I’ve long been a fan of Huawei’s products. With brilliant hardware marred only by lacking phone software and the odd off-putting design choice, Huawei is firmly repositioning itself less as a phone manufacturer and more as an accessories and wider tech company in the consumer space.
This is, of course, because Google applications are no longer built into the Huawei phone operating system, effectively detoothing their impressive phone and tablet tech. So, what happens when Huawei pivots slightly away from phones?
Huawei releases a powerful laptop, apparently. The Huawei Matebook X Pro is one of the best laptops I’ve ever used – brilliant in size, aesthetics, performance and display. Here’s our Huawei Matebook X Pro review.
The latest high-end laptop from Huawei
$2,999
Terrific display, performance and size
Silly webcam angle, fidgety touchpad
At its core, the Huawei Matebook X Pro is what happens when the tech giant decides to take on Apple in another tech market, bringing a very MacBook experience to Windows users.
With that said, it is in no way a device without issues, and the small problems will likely irk you, especially at the $3,000 price point. What are those small problems? Well, allow me to get them out of the way.
This incredibly powerful laptop, sporting a high-end Intel i7 CPU (scoring an impressive 3765 multithread score on Cinebench) and an iRIS Xe graphics card, has one of the worst cameras I have ever experienced in any tech appliance. Seriously, look at this.
Asha refers to this as a boomer camera angle, however I think of it more as frog-vision. Ribbit.
I’m not sure anybody on planet Earth wants to have an up-angled camera focusing in on their chin in high definition, at an angle where their eyes are always too far off the camera lens to be mistaken for eye contact in a Zoom call, but you might be a fan of it if you’re interested in seeing up your nose. No hate here, you do you.
Where is that camera? It’s in between F6 and F7, in a key that you can press in and out on the keyboard. I love the creativity, especially when it gives me a bezel-less display, but this should have stayed on the drawing board. At least the camera quality is good, as usual with Huawei. It’s worth noting that this is a problem that has persisted with Huawei’s laptops since last year, so hopefully they move on from it soon.
While I’m rattling off misgivings about the Huawei Matebook X Pro, the touchpad kind of sucks. Huawei has incorporated a new technology with haptic feedback under the touchpad, however it’s incredibly pointless and you’d be better off with a simple in-clicking mouse pad for clicks. The mousepad often flicks back and forward when you bring your mouse movement to a stop and it’s honestly quite unpredictable.

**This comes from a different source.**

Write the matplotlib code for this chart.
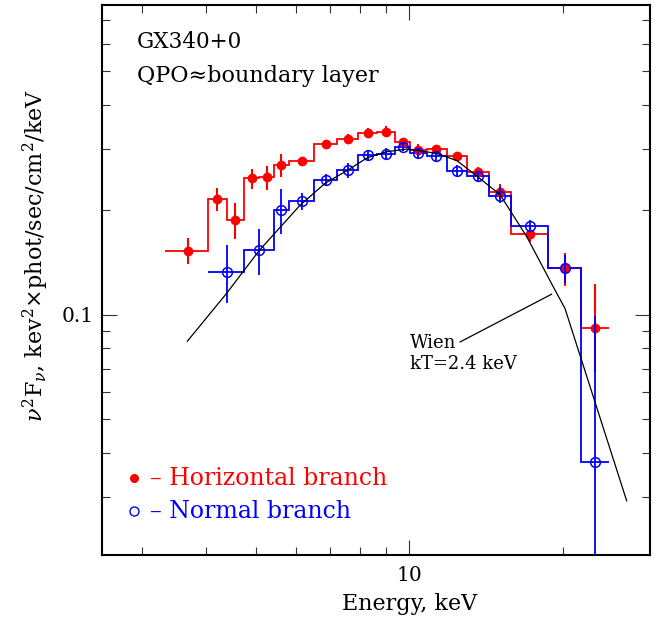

But then I got to the good part of the review. Perfect, in fact. Apart from the camera and the mousepad, this laptop rules so hard that it makes me never want to use a MacBook again. This Huawei Matebook X Pro review would be incomplete without this comparison.
Compared to the 2021 MacBook Pro (not the machine pictured above), which scored 12567 in multithreading on comparison app Geekbench (1757 single-core score), the Matebook X Pro 2021 scored 3923 in multithreading (1139 single-core score). We used Geekbench to get a rough comparison between the two devices.
These numbers would indicate that the Matebook X Pro is significantly underpowered compared to the MacBook Pro, but I genuinely think the pros outweigh the cons when it comes to the software you’d be able to run on Windows over a Mac.
Needless to say, both machines are likely super overkill when it comes to day-to-day workloads. They both run dozens of Chrome tabs without any noticeable lag and are obviously terrific for most work-related tasks.
And the touchscreen! It’s absolutely beautiful – a powerful 3K display with deep colours, perfect for watching any flick. I watched some episodes of Arcane and the first three episodes of Hawkeye on it and didn’t have any issues. Sound, however deep, is a bit quiet.
I sit here writing this review on the Matebook itself, typing away and looking over to my work MacBook Pro 2020, thinking, “Why can’t you be like your Huawei brother?”
This is a MacBook for Windows stans. Much like the Surface series of laptops, the Matebook seeks to fabricate Apple’s polished approach and bring it to a Windows system. On the performance and feel side of things, the Matebook X Pro knocks it out of the park for cheaper than the MacBook Pro 2021 offers ($2,999, compared to the MacBook Pro 2021’s $3,749).
This said, I would be slightly concerned about those little things. The camera (though good quality) just sucks. The mousepad, though interesting, also needs work.
Do I recommend the Matebook for the casual user? Probably not – going above $1,000 for a laptop is a bit ludicrous. The Matebook is probably a bit better suited as a work laptop or a video, sound or graphics design device.
Just don’t activate the boomer camera.